KUALA LUMPUR (June 30): RHB Research Institute Sdn Bhd said the Malaysian government is unlikely to make any revisions to its 2017 Budget for now, despite a sharp pull-back in oil prices of late.
In an economic update today, the research house said if assuming oil prices were to creep lower and average about US$40/bbl in the 2H, the average full year would still be slightly above US$46/bbl, which is marginally higher than Ministry Of Finance’s (MOF) forecast of US$45/bbl for the Budget 2017 tabled in Oct 2016.
“In any case, even if there is a revision, we believe it would likely be done in the forthcoming 2018 Budget on 27 Oct rather than now,” it said.
RHB Research said that with the assumption that if oil prices would to continue to stay low and average at about US$40 per bbl for 2H17F (compared with an average of US$52.80 estimated forin 1H), prices for the full year would still be averaging at around US$46.40 per bbl.

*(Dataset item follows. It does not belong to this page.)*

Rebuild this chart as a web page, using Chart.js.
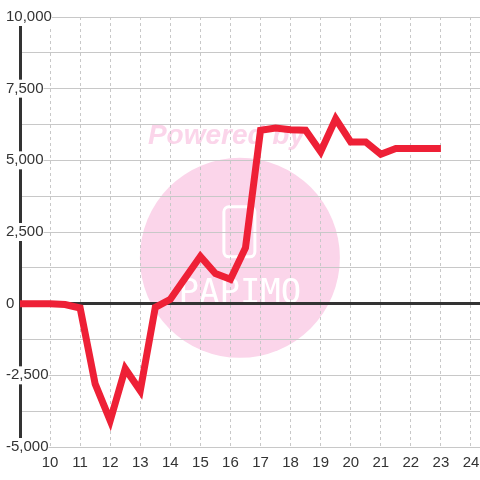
<!DOCTYPE html>
<html>
<head>
<meta charset="utf-8">
<script src="https://cdn.jsdelivr.net/npm/chart.js@4"></script>
<style>
  body { margin: 0; background: #fff; }
  #wrap { width: 480px; height: 480px; }
</style>
</head>
<body>
<div id="wrap"><canvas id="chart" width="480" height="480"></canvas></div>
<script>
const hours = [9, 9.5, 10, 10.5, 11, 11.5, 12, 12.5, 13, 13.5, 14, 14.5, 15, 15.5, 16, 16.5,
  17, 17.5, 18, 18.5, 19, 19.5, 20, 20.5, 21, 21.5, 22, 22.5, 23];
const values = [0, 0, 0, -30, -150, -2800, -4080, -2270, -3040, -130, 150, 900, 1650, 1050, 850, 1950,
  6050, 6130, 6070, 6050, 5300, 6450, 5640, 5640, 5210, 5410, 5410, 5410, 5410];
const xTicks = [10, 11, 12, 13, 14, 15, 16, 17, 18, 19, 20, 21, 22, 23, 24];
const yTicks = [-5000, -3750, -2500, -1250, 0, 1250, 2500, 3750, 5000, 6250, 7500, 8750, 10000];

const watermark = {
  id: "watermark",
  beforeDraw(chart) {
    const { ctx, chartArea: a } = chart;
    const w = a.right - a.left;
    const h = a.bottom - a.top;
    ctx.save();
    ctx.fillStyle = "#fff";
    ctx.fillRect(0, 0, chart.width, chart.height);
    const cx = a.left + w * 0.478;
    const cy = a.top + h * 0.56;
    ctx.fillStyle = "#fbd5ea";
    ctx.beginPath();
    ctx.arc(cx, cy, 100, 0, Math.PI * 2);
    ctx.fill();
    ctx.font = "italic bold 28px 'Liberation Sans', Arial, sans-serif";
    ctx.textBaseline = "alphabetic";
    ctx.fillText("Powered by", cx - 92, a.top + 127);
    ctx.strokeStyle = "#fff";
    ctx.lineWidth = 3;
    ctx.beginPath();
    ctx.roundRect(cx - 16, cy - 51, 31, 50, 5);
    ctx.stroke();
    ctx.fillStyle = "#fff";
    ctx.font = "34px 'DejaVu Sans Mono', monospace";
    ctx.textAlign = "center";
    ctx.fillText("PAPIMO", cx, cy + 45);
    ctx.restore();
  },
};

new Chart(document.getElementById("chart").getContext("2d"), {
  type: "line",
  data: {
    datasets: [
      {
        data: hours.map((h, i) => ({ x: h, y: values[i] })),
        borderColor: "#ee2036",
        borderWidth: 7,
        pointRadius: 0,
        tension: 0,
      },
    ],
  },
  options: {
    responsive: false,
    animation: false,
    layout: { padding: { left: 4, top: 17, right: 0, bottom: 0 } },
    plugins: { legend: { display: false }, tooltip: { enabled: false } },
    scales: {
      x: {
        type: "linear",
        min: 9,
        max: 24.3,
        afterBuildTicks: (s) => { s.ticks = xTicks.map((v) => ({ value: v })); },
        afterFit: (s) => { s.height = 33; s.paddingLeft = 0; s.paddingRight = 0; },
        border: { display: false, dash: [3, 3] },
        grid: { color: "#c8c8c8", drawTicks: false },
        ticks: {
          padding: 7,
          color: "#333",
          font: { family: "'Liberation Sans', Arial, sans-serif", size: 15 },
        },
      },
      y: {
        min: -5000,
        max: 10000,
        afterBuildTicks: (s) => { s.ticks = yTicks.map((v) => ({ value: v })); },
        afterFit: (s) => { s.width = 16; },
        border: { color: "#333", width: 3 },
        grid: {
          drawTicks: false,
          color: (c) => (c.tick && c.tick.value === 0 ? "#333" : "#c8c8c8"),
          lineWidth: (c) => (c.tick && c.tick.value === 0 ? 3 : 1),
        },
        ticks: {
          mirror: true,
          padding: -14,
          color: "#333",
          showLabelBackdrop: true,
          backdropColor: "#fff",
          backdropPadding: 0,
          font: { family: "'Liberation Sans', Arial, sans-serif", size: 15 },
          callback: (v) => (v % 2500 === 0 ? v.toLocaleString("en-US") : ""),
        },
      },
    },
  },
  plugins: [watermark],
});
</script>
</body>
</html>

The research house said this was still marginally higher than the MOF’s assumption of US$45 per bbl for oil prices for the year.
“This suggests that there is no need for the Government to make any revisions to its Budget 2017 as it did previously when oil prices fell sharply.
“We believe the Government is still on track to achieve its budget deficit target of 3% of GDP in 2017 (-3.1% in 2016).
“It would therefore not have to cut its expenditure akin to what had happened in 4Q16, which posed a drag to the overall economic growth.
“In 1Q17, the Government registered a deficit of 6.2% of gross domestic product (GDP), or RM20.2 billion, deteriorating from a deficit of 6.1% of GDP, or RM17.7 billion, in the same period of last year, mainly on the back of higher expenses during the quarter, while revenue collection fell,” it said.